The numbers speak volumes: China processes the vast majority of the world's critical battery minerals and accounts for a staggering percentage of global battery cell production.
This isn't accidental; it's the result of decades of strategic investment, industrial policy, and an unwavering commitment to leading the clean energy transition. While the U.S. and Europe are belatedly scrambling to establish domestic supply chains, they face an uphill battle against China's established scale, cost efficiencies, and technological maturity.
This strategic chokehold presents Beijing with a powerful, albeit potentially risky, weapon in its trade arsenal.
Imagine the impact if China were to restrict exports of key battery components or processed minerals, or impose punitive tariffs. Such a move could cripple global EV production, disrupt renewable energy projects, and send shockwaves through Western economies heavily invested in the green transition.
It transforms batteries from mere commodities into instruments of national policy, capable of influencing diplomatic stances and economic leverage.
For the United States, the implications are stark. Efforts to onshore manufacturing and reduce reliance on China for critical technologies are paramount, yet the scale of the challenge in batteries is immense.
Building mines, processing facilities, and giga-factories takes time, capital, and a skilled workforce—resources that China has been cultivating for decades.

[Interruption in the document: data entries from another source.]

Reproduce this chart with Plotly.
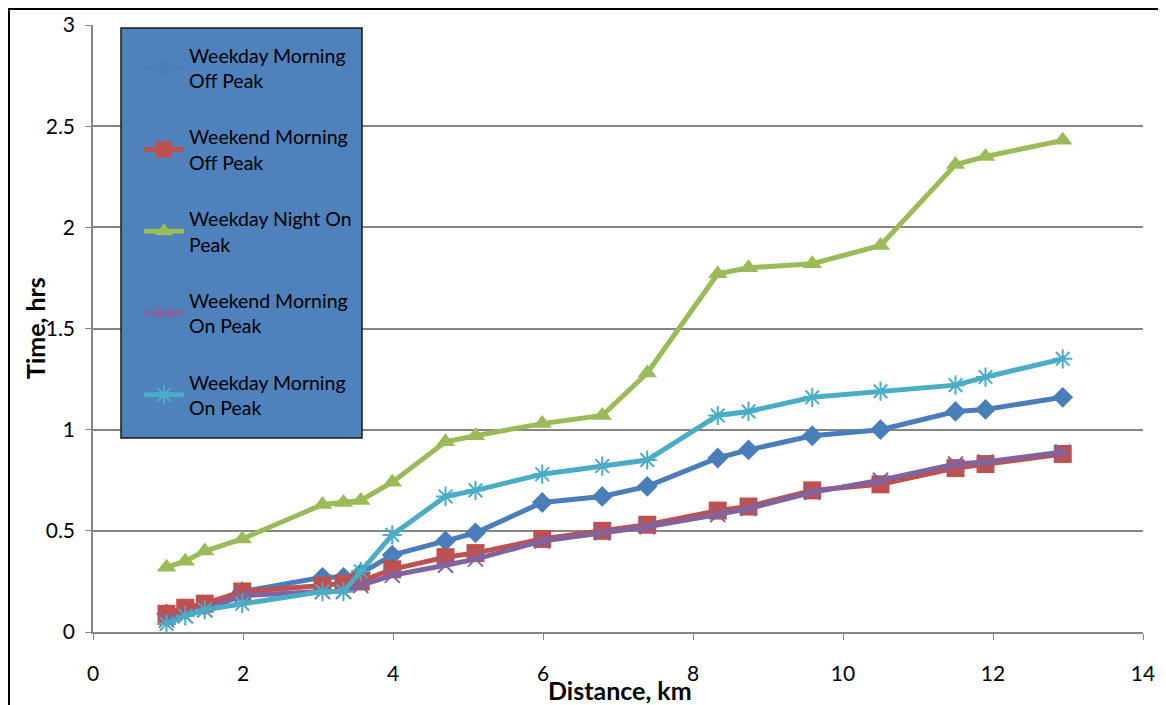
import plotly.graph_objects as go

distance = [0.98, 1.23, 1.49, 1.99, 3.06, 3.34, 3.57, 3.99, 4.70, 5.10,
            5.99, 6.79, 7.39, 8.33, 8.74, 9.59, 10.50, 11.50, 11.90, 12.93]

weekday_morning_off = [0.09, 0.11, 0.13, 0.20, 0.27, 0.27, 0.29, 0.38, 0.45, 0.49,
                       0.64, 0.67, 0.72, 0.86, 0.90, 0.97, 1.00, 1.09, 1.10, 1.16]
weekend_morning_off = [0.09, 0.12, 0.14, 0.20, 0.23, 0.24, 0.25, 0.31, 0.37, 0.39,
                       0.46, 0.50, 0.53, 0.60, 0.62, 0.70, 0.73, 0.81, 0.83, 0.88]
weekday_night_on = [0.32, 0.35, 0.40, 0.46, 0.63, 0.64, 0.65, 0.74, 0.94, 0.97,
                    1.03, 1.07, 1.28, 1.77, 1.80, 1.82, 1.91, 2.31, 2.35, 2.43]
weekend_morning_on = [0.06, 0.08, 0.11, 0.18, 0.20, 0.20, 0.23, 0.28, 0.33, 0.36,
                      0.45, 0.49, 0.52, 0.58, 0.61, 0.69, 0.75, 0.83, 0.84, 0.89]
weekday_morning_on = [0.04, 0.08, 0.11, 0.14, 0.20, 0.20, 0.30, 0.48, 0.67, 0.70,
                      0.78, 0.82, 0.85, 1.07, 1.09, 1.16, 1.19, 1.22, 1.26, 1.35]

series_names = ["Weekday Morning<br>Off Peak", "Weekend Morning<br>Off Peak",
                "Weekday Night On<br>Peak", "Weekend Morning<br>On Peak",
                "Weekday Morning<br>On Peak"]
series_values = [weekday_morning_off, weekend_morning_off, weekday_night_on,
                 weekend_morning_on, weekday_morning_on]
colors = ["#4A7EBB", "#C0504D", "#9BBB59", "#8064A2", "#4BACC6"]
symbols = ["diamond", "square", "triangle-up", "x-thin-open", "asterisk-open"]
sizes = [16, 18, 17, 15, 16]

x_ticks = [0, 2, 4, 6, 8, 10, 12, 14]
y_ticks = [0, 0.5, 1, 1.5, 2, 2.5, 3]
y_tick_text = ["0", "0.5", "1", "1.5", "2", "2.5", "3"]

FONT = "Lato"
W, H = 1158, 697
L, R, T, B = 85, 23, 17, 73
PW, PH = W - L - R, H - T - B


def px(xf):
    return (xf - L) / PW


def py(yf):
    return (T + PH - yf) / PH


fig = go.Figure()
for i, (name, vals) in enumerate(zip(series_names, series_values)):
    open_sym = symbols[i].endswith("open")
    fig.add_trace(go.Scatter(
        x=distance, y=vals, name=name, mode="lines+markers",
        legendgroup=f"g{i}",
        line=dict(color=colors[i], width=5),
        marker=dict(symbol=symbols[i], size=sizes[i], color=colors[i],
                    line=dict(color=colors[i], width=2 if open_sym else 0)),
    ))

fig.update_layout(
    width=W, height=H,
    margin=dict(l=L, r=R, t=T, b=B, autoexpand=False),
    paper_bgcolor="white", plot_bgcolor="white",
    font=dict(family=FONT, size=21, color="black"),
    showlegend=True,
    legend=dict(x=px(131), y=py(28), xanchor="left", yanchor="top",
                bgcolor="rgba(0,0,0,0)", borderwidth=0,
                font=dict(family=FONT, size=19.5, color="black"),
                tracegroupgap=28, itemwidth=40),
    xaxis=dict(range=[0, 14], tickvals=x_ticks, showgrid=False, automargin=False,
               showline=True, linecolor="#868686", linewidth=1.5,
               ticks="outside", ticklen=6, tickcolor="#868686", zeroline=False,
               ticklabelstandoff=16),
    yaxis=dict(range=[0, 3], tickvals=y_ticks, ticktext=y_tick_text,
               automargin=False,
               showgrid=True, gridcolor="#868686", gridwidth=1.5,
               showline=True, linecolor="#868686", linewidth=1.5,
               ticks="outside", ticklen=6, tickcolor="#868686", zeroline=False,
               ticklabelstandoff=6),
    shapes=[
        dict(type="rect", xref="paper", yref="paper",
             x0=px(113), x1=px(354), y0=py(430), y1=py(20),
             fillcolor="#4F81BD", line=dict(color="#1a1a1a", width=1.5),
             layer="above"),
        dict(type="rect", xref="paper", yref="paper",
             x0=px(1), x1=px(W + 50), y0=py(H + 50), y1=py(1),
             fillcolor="rgba(0,0,0,0)", line=dict(color="black", width=2),
             layer="above"),
    ],
    annotations=[
        dict(text="<b>Distance, km</b>", xref="paper", yref="paper",
             x=px(612), y=py(682), xanchor="center", yanchor="middle",
             showarrow=False, font=dict(family=FONT, size=25)),
        dict(text="<b>Time, hrs</b>", xref="paper", yref="paper",
             x=px(27), y=py(320), xanchor="center",
             yanchor="middle", textangle=-90, showarrow=False,
             font=dict(family=FONT, size=25)),
    ],
)

fig.write_html("out.html")
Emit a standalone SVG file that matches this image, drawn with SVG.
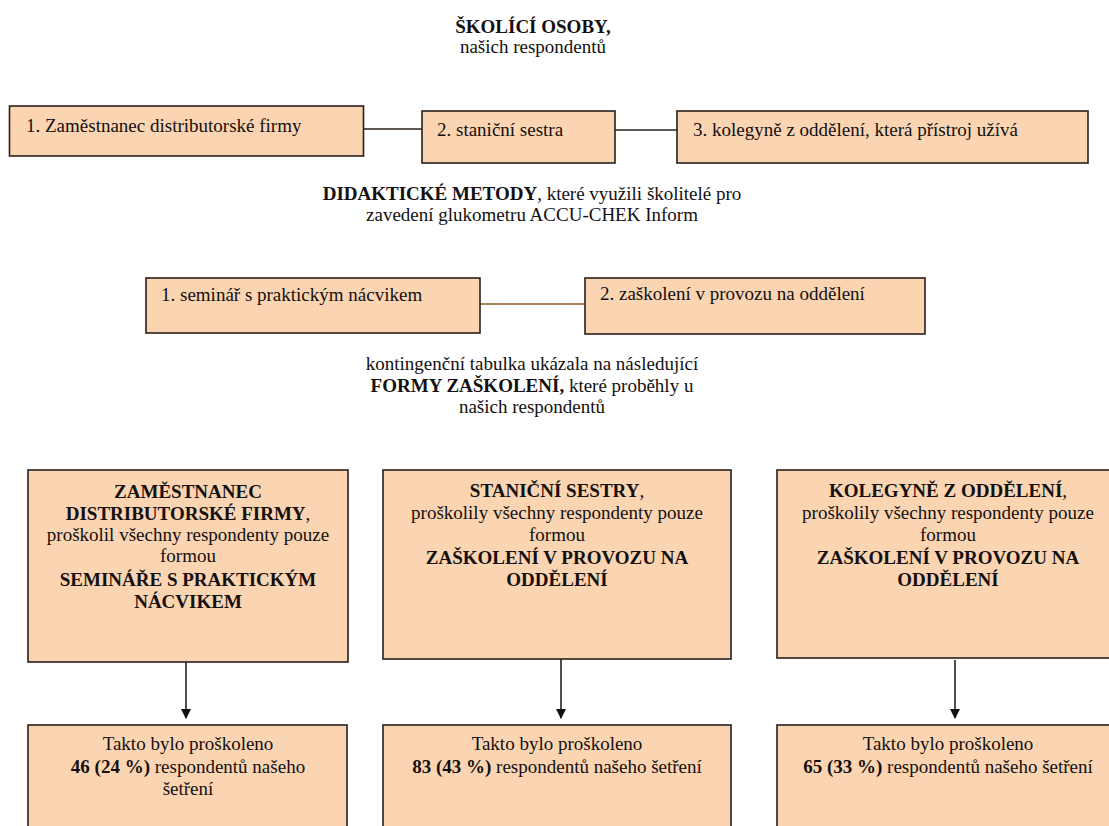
<svg xmlns="http://www.w3.org/2000/svg" width="1109" height="826" viewBox="0 0 1109 826">
<defs>
<style>
text{font-size:19px;fill:#141010}
.b{font-weight:bold}
.c{text-anchor:middle}
.box{fill:#FBD5B2;stroke:#2a2018;stroke-width:1.6}
.ln{stroke:#2a2018;stroke-width:1.6;fill:none}
.ln2{stroke:#a8845c;stroke-width:2;fill:none}
</style>
<marker id="ah" markerWidth="10" markerHeight="10" refX="9" refY="5" orient="auto" markerUnits="userSpaceOnUse">
<path d="M0,0 L10,5 L0,10 Z" fill="#141010"/>
</marker>
</defs>
<rect width="1109" height="826" fill="#ffffff"/>
<g font-family="Liberation Serif, Times New Roman, DejaVu Serif, serif">

<g id="title1">
<text class="b c" x="533" y="33">ŠKOLÍCÍ OSOBY,</text>
<text class="c" x="533" y="53">našich respondentů</text>
</g>

<g id="connectors">
<line class="ln" x1="363" y1="129" x2="422" y2="129"/>
<line class="ln" x1="615" y1="130" x2="677" y2="130"/>
<line class="ln2" x1="480" y1="304" x2="585" y2="304"/>
<line class="ln" x1="186" y1="662" x2="186" y2="718" stroke-width="2" marker-end="url(#ah)"/>
<line class="ln" x1="561" y1="659" x2="561" y2="718" stroke-width="2" marker-end="url(#ah)"/>
<line class="ln" x1="955" y1="660" x2="955" y2="718" stroke-width="2" marker-end="url(#ah)"/>
</g>

<g id="n1">
<rect class="box" x="9.5" y="106" width="354" height="50"/>
<text x="26" y="132">1. Zaměstnanec distributorské firmy</text>
</g>
<g id="n2">
<rect class="box" x="422" y="111" width="193" height="52"/>
<text x="437" y="136">2. staniční sestra</text>
</g>
<g id="n3">
<rect class="box" x="677" y="111" width="411" height="52"/>
<text x="693" y="136">3. kolegyně z oddělení, která přístroj užívá</text>
</g>

<g id="title2">
<text class="c" x="532" y="200"><tspan class="b">DIDAKTICKÉ METODY</tspan>, které využili školitelé pro</text>
<text class="c" x="532" y="221">zavedení glukometru ACCU-CHEK Inform</text>
</g>

<g id="n4">
<rect class="box" x="146" y="278" width="334" height="55"/>
<text x="161" y="301">1. seminář s praktickým nácvikem</text>
</g>
<g id="n5">
<rect class="box" x="585" y="278" width="340" height="56"/>
<text x="600" y="300">2. zaškolení v provozu na oddělení</text>
</g>

<g id="title3">
<text class="c" x="532" y="370">kontingenční tabulka ukázala na následující</text>
<text class="c" x="532" y="392"><tspan class="b">FORMY ZAŠKOLENÍ,</tspan> které proběhly u</text>
<text class="c" x="532" y="413">našich respondentů</text>
</g>

<g id="n6">
<rect class="box" x="28" y="470" width="320" height="192"/>
<text class="b c" x="188" y="498">ZAMĚSTNANEC</text>
<text class="c" x="188" y="520"><tspan class="b">DISTRIBUTORSKÉ FIRMY</tspan>,</text>
<text class="c" x="188" y="541">proškolil všechny respondenty pouze</text>
<text class="c" x="188" y="562">formou</text>
<text class="b c" x="188" y="586">SEMINÁŘE S PRAKTICKÝM</text>
<text class="b c" x="188" y="608">NÁCVIKEM</text>
</g>
<g id="n7">
<rect class="box" x="383" y="470" width="348" height="189"/>
<text class="c" x="557" y="497"><tspan class="b">STANIČNÍ SESTRY</tspan>,</text>
<text class="c" x="557" y="519">proškolily všechny respondenty pouze</text>
<text class="c" x="557" y="541">formou</text>
<text class="b c" x="557" y="564">ZAŠKOLENÍ V PROVOZU NA</text>
<text class="b c" x="557" y="586">ODDĚLENÍ</text>
</g>
<g id="n8">
<rect class="box" x="777" y="470" width="345" height="188"/>
<text class="c" x="948" y="497"><tspan class="b">KOLEGYNĚ Z ODDĚLENÍ</tspan>,</text>
<text class="c" x="948" y="519">proškolily všechny respondenty pouze</text>
<text class="c" x="948" y="541">formou</text>
<text class="b c" x="948" y="564">ZAŠKOLENÍ V PROVOZU NA</text>
<text class="b c" x="948" y="586">ODDĚLENÍ</text>
</g>

<g id="n9">
<rect class="box" x="28" y="725" width="319" height="130"/>
<text class="c" x="188" y="750">Takto bylo proškoleno</text>
<text class="c" x="188" y="773"><tspan class="b">46 (24 %)</tspan> respondentů našeho</text>
<text class="c" x="188" y="795">šetření</text>
</g>
<g id="n10">
<rect class="box" x="383" y="725" width="348" height="130"/>
<text class="c" x="557" y="750">Takto bylo proškoleno</text>
<text class="c" x="557" y="773"><tspan class="b">83 (43 %)</tspan> respondentů našeho šetření</text>
</g>
<g id="n11">
<rect class="box" x="777" y="725" width="345" height="130"/>
<text class="c" x="948" y="750">Takto bylo proškoleno</text>
<text class="c" x="948" y="773"><tspan class="b">65 (33 %)</tspan> respondentů našeho šetření</text>
</g>
</g>
</svg>
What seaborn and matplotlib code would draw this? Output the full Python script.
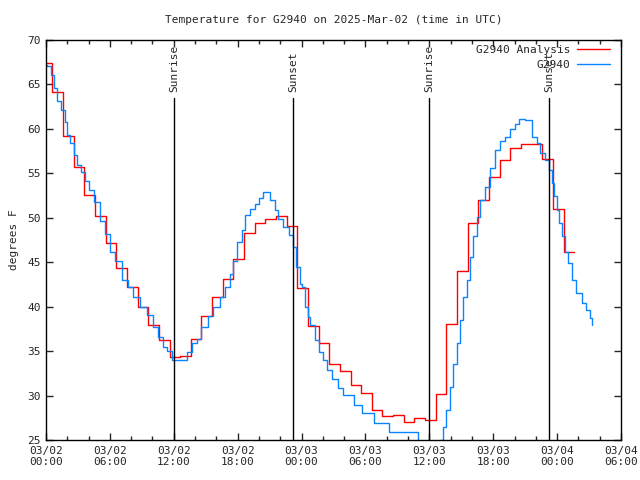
import pandas as pd
import matplotlib
matplotlib.use("Agg")
import matplotlib.pyplot as plt
import matplotlib.dates as mdates
import seaborn as sns

# hourly analysis values (each one holds from hh-0:24 to hh+0:36)
analysis_temp = [67.4, 64.1, 59.2, 55.7, 52.6, 50.2, 47.2, 44.4, 42.2, 40.0,
                 37.9, 36.2, 34.3, 34.4, 36.4, 38.9, 41.1, 43.1, 45.4, 48.3,
                 49.4, 49.9, 50.2, 49.1, 42.1, 37.8, 35.9, 33.5, 32.8, 31.2,
                 30.3, 28.4, 27.7, 27.8, 27.0, 27.5, 27.3, 30.2, 38.0, 44.0,
                 49.4, 52.0, 54.6, 56.5, 57.8, 58.3, 58.3, 56.6, 51.0, 46.1, 46.2]
analysis_hour = [h - 0.4 for h in range(50)] + [49.6]

# station observations (hours since 03/02 00:00 UTC)
obs_hour = [0.0, 0.1, 0.44, 0.75, 1.0, 1.38, 1.75, 1.94, 2.25, 2.63, 2.88, 3.26,
            3.63, 4.04, 4.5, 5.07, 5.54, 6.0, 6.48, 7.1, 7.73, 8.2, 8.83, 9.45,
            10.08, 10.55, 11.0, 11.4, 11.8, 12.96, 13.2, 13.7, 14.15, 14.6,
            15.25, 15.7, 16.3, 16.8, 17.3, 17.6, 17.9, 18.4, 18.7, 19.2, 19.6,
            20.0, 20.4, 21.0, 21.5, 21.8, 22.3, 22.85, 23.2, 23.5, 23.85, 24.0,
            24.3, 24.6, 24.8, 25.3, 25.6, 26.0, 26.35, 26.9, 27.45, 27.9, 28.9,
            29.7, 30.8, 32.25, 34.9, 35.5, 36.3, 37.0, 37.3, 37.6, 37.9, 38.25,
            38.6, 38.9, 39.2, 39.5, 39.8, 40.1, 40.45, 40.8, 41.2, 41.7, 42.2,
            42.6, 43.1, 43.6, 44.0, 44.4, 45.0, 45.3, 45.6, 46.1, 46.4, 46.9,
            47.2, 47.5, 47.7, 47.95, 48.2, 48.5, 48.7, 49.05, 49.4, 49.8, 50.3,
            50.7, 51.1, 51.3]
obs_temp = [67.2, 67.1, 66.1, 64.6, 63.1, 62.1, 60.8, 59.3, 58.4, 57.1, 55.9, 55.2,
            54.1, 53.1, 51.8, 49.6, 48.2, 46.2, 45.1, 43.0, 42.2, 41.1, 40.0, 39.1,
            37.7, 36.6, 35.5, 35.0, 34.0, 34.0, 34.9, 35.9, 36.4, 37.7,
            38.9, 40.0, 41.1, 42.2, 43.7, 45.1, 47.3, 48.6, 50.3, 51.0, 51.6,
            52.2, 52.9, 52.0, 50.9, 49.9, 49.0, 48.1, 46.7, 44.5, 42.6, 42.2,
            40.0, 38.8, 37.9, 36.25, 34.9, 34.0, 32.9, 31.9, 30.8, 30.1, 28.9,
            28.0, 26.9, 25.9, 24.6, 23.8, 23.5, 25.0, 26.5, 28.4, 31.0, 33.6,
            35.9, 38.5, 41.1, 43.0, 45.6, 47.9, 50.1, 52.0, 53.5, 55.6, 57.6,
            58.6, 59.1, 60.0, 60.6, 61.1, 61.0, 61.0, 59.1, 58.4, 57.3, 56.5,
            55.4, 53.9, 52.4, 50.9, 49.4, 47.9, 46.2, 44.9, 43.0, 41.5, 40.4,
            39.6, 38.7, 37.9]

sun_events = ["Sunrise", "Sunset", "Sunrise", "Sunset"]
sun_hour = [12.02, 23.22, 35.97, 47.25]

start = pd.Timestamp("2025-03-02 00:00")
analysis = pd.DataFrame({"time": start + pd.to_timedelta(analysis_hour, unit="h"),
                         "temp": analysis_temp})
obs = pd.DataFrame({"time": start + pd.to_timedelta(obs_hour, unit="h"),
                    "temp": obs_temp})

sns.set_style("ticks")
plt.rcParams["font.family"] = ["DejaVu Sans Mono"]
plt.rcParams["font.size"] = 8

fig = plt.figure(figsize=(6.4, 4.8), dpi=100)
ax = fig.add_axes([46 / 640, 40 / 480, 575 / 640, 400 / 480])

sns.lineplot(data=analysis, x="time", y="temp", ax=ax, color="red", lw=1.0,
             drawstyle="steps-post", label="G2940 Analysis")
sns.lineplot(data=obs, x="time", y="temp", ax=ax, color="#0a84ff", lw=1.0,
             drawstyle="steps-post", label="G2940")

for name, h in zip(sun_events, sun_hour):
    t = start + pd.Timedelta(hours=h)
    ax.plot([t, t], [25, 63.5], color="black", lw=1.0)
    ax.text(t, 64.1, name, rotation=90, ha="center", va="bottom", fontsize=8)

ax.set_xlim(start, start + pd.Timedelta(hours=54))
ax.set_ylim(25, 70)
ax.set_yticks(range(25, 71, 5))
ax.xaxis.set_major_locator(mdates.HourLocator(byhour=[0, 6, 12, 18]))
ax.xaxis.set_minor_locator(mdates.HourLocator(byhour=range(0, 24, 2)))
ax.xaxis.set_major_formatter(mdates.DateFormatter("%m/%d\n%H:%M"))
ax.tick_params(direction="in", top=True, right=True, length=5, width=1, pad=4)
ax.tick_params(which="minor", direction="in", top=True, length=3, width=1)
for s in ax.spines.values():
    s.set_linewidth(1.0)
    s.set_color("black")

ax.set_xlabel("")
ax.set_ylabel("degrees F", labelpad=6)
ax.set_title("Temperature for G2940 on 2025-Mar-02 (time in UTC)", fontsize=8, pad=12)

ax.legend(loc="upper right", bbox_to_anchor=(0.993, 1.005), frameon=False,
          markerfirst=False, handlelength=3.0, handletextpad=0.6,
          labelspacing=0.45, borderaxespad=0.2, fontsize=8)

fig.savefig("out.png", dpi=100)
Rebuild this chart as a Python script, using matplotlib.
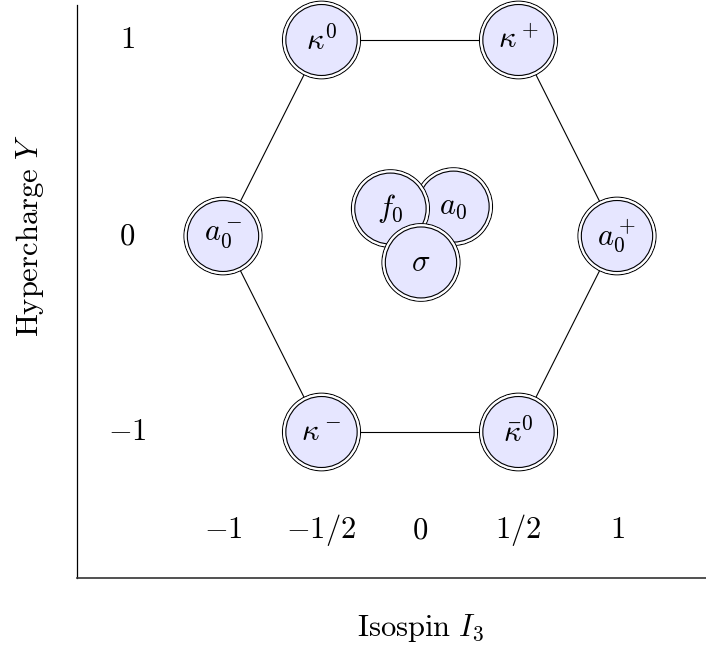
import matplotlib.pyplot as plt
from matplotlib.patches import Circle

plt.rcParams['mathtext.fontset'] = 'cm'

# scalar meson nonet: isospin I3, hypercharge Y
names = [r'$\kappa^0$', r'$\kappa^+$', r'$a_0^-$', r'$a_0^+$', r'$\kappa^-$', r'$\bar{\kappa}^0$']
iso = [-0.5, 0.5, -1.0, 1.0, -0.5, 0.5]
hyper = [1, 1, 0, 0, -1, -1]

# the three neutral states at the centre (drawn spread out)
centre_names = [r'$a_0$', r'$f_0$', r'$\sigma$']
centre_iso = [0, 0, 0]
centre_hyper = [0, 0, 0]
centre_shift = [(0.17, 0.15), (-0.15, 0.14), (0.005, -0.135)]

# hexagon edges (index pairs)
edges = [(0, 1), (1, 3), (3, 5), (5, 4), (4, 2), (2, 0)]

xticks = [-1, -0.5, 0, 0.5, 1]
xtick_labels = [r'$-1$', r'$-1/2$', r'$0$', r'$1/2$', r'$1$']
yticks = [1, 0, -1]
ytick_labels = [r'$1$', r'$0$', r'$-1$']

fill = '#e6e6ff'
r_out, r_in = 0.198, 0.181
fs = 22

fig = plt.figure(figsize=(7.06, 6.46), dpi=100)
ax = fig.add_axes([0, 0, 1, 1])
ax.set_xlim(-420 / 197, 286 / 197)
ax.set_ylim(-410 / 196, 236 / 196)
ax.axis('off')


def particle(x, y, label):
    ax.add_patch(Circle((x, y), r_out, facecolor=fill, edgecolor='black', lw=0.8, zorder=3))
    ax.add_patch(Circle((x, y), (r_out + r_in) / 2, facecolor='none', edgecolor='white',
                        lw=1.6, zorder=3))
    ax.add_patch(Circle((x, y), r_in, facecolor='none', edgecolor='black', lw=0.8, zorder=3))
    ax.text(x, y, label, ha='center', va='center', fontsize=fs, zorder=4)


for a, b in edges:
    ax.plot([iso[a], iso[b]], [hyper[a], hyper[b]], color='black', lw=0.8, zorder=1)

for x, y, n in zip(iso, hyper, names):
    particle(x, y, n)

for x, y, (dx, dy), n in zip(centre_iso, centre_hyper, centre_shift, centre_names):
    particle(x + dx, y + dy, n)

# axis frame
x0 = (77 - 420) / 197
ytop = (236 - 5) / 196
ybot = (236 - 578) / 196
ax.plot([x0, x0], [ytop, ybot], color='black', lw=0.9)
ax.plot([x0, 286 / 197], [ybot, ybot], color='#333333', lw=1.2)

for t, lab in zip(xticks, xtick_labels):
    ax.text(t, -1.5, lab, ha='center', va='center', fontsize=fs)
for t, lab in zip(yticks, ytick_labels):
    ax.text(-1.487, t, lab, ha='center', va='center', fontsize=fs)

ax.text((30 - 420) / 197, (236 - 236) / 196, r'$\mathrm{Hypercharge}\ Y$', rotation=90,
        ha='center', va='center', fontsize=fs)
ax.text(0, (236 - 628) / 196, r'$\mathrm{Isospin}\ I_3$', ha='center', va='center', fontsize=fs)

fig.savefig('out.png', dpi=100)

This dependency means that any significant escalation in trade tensions could find the U.S. vulnerable, particularly as its own clean energy and automotive ambitions are increasingly tied to a steady, affordable supply of batteries.
In essence, China's battery supremacy isn't just about market share; it's about strategic influence.
As trade talks between Washington and Beijing continue to evolve, the quiet hum of electric vehicles and the silent glow of renewable energy grids will carry a new, geopolitical weight. Batteries, once a technical component, have ascended to the forefront of the economic battlefield, giving China a potent new hand to play on the global stage, profoundly impacting the trajectory of international relations and the future of sustainable development.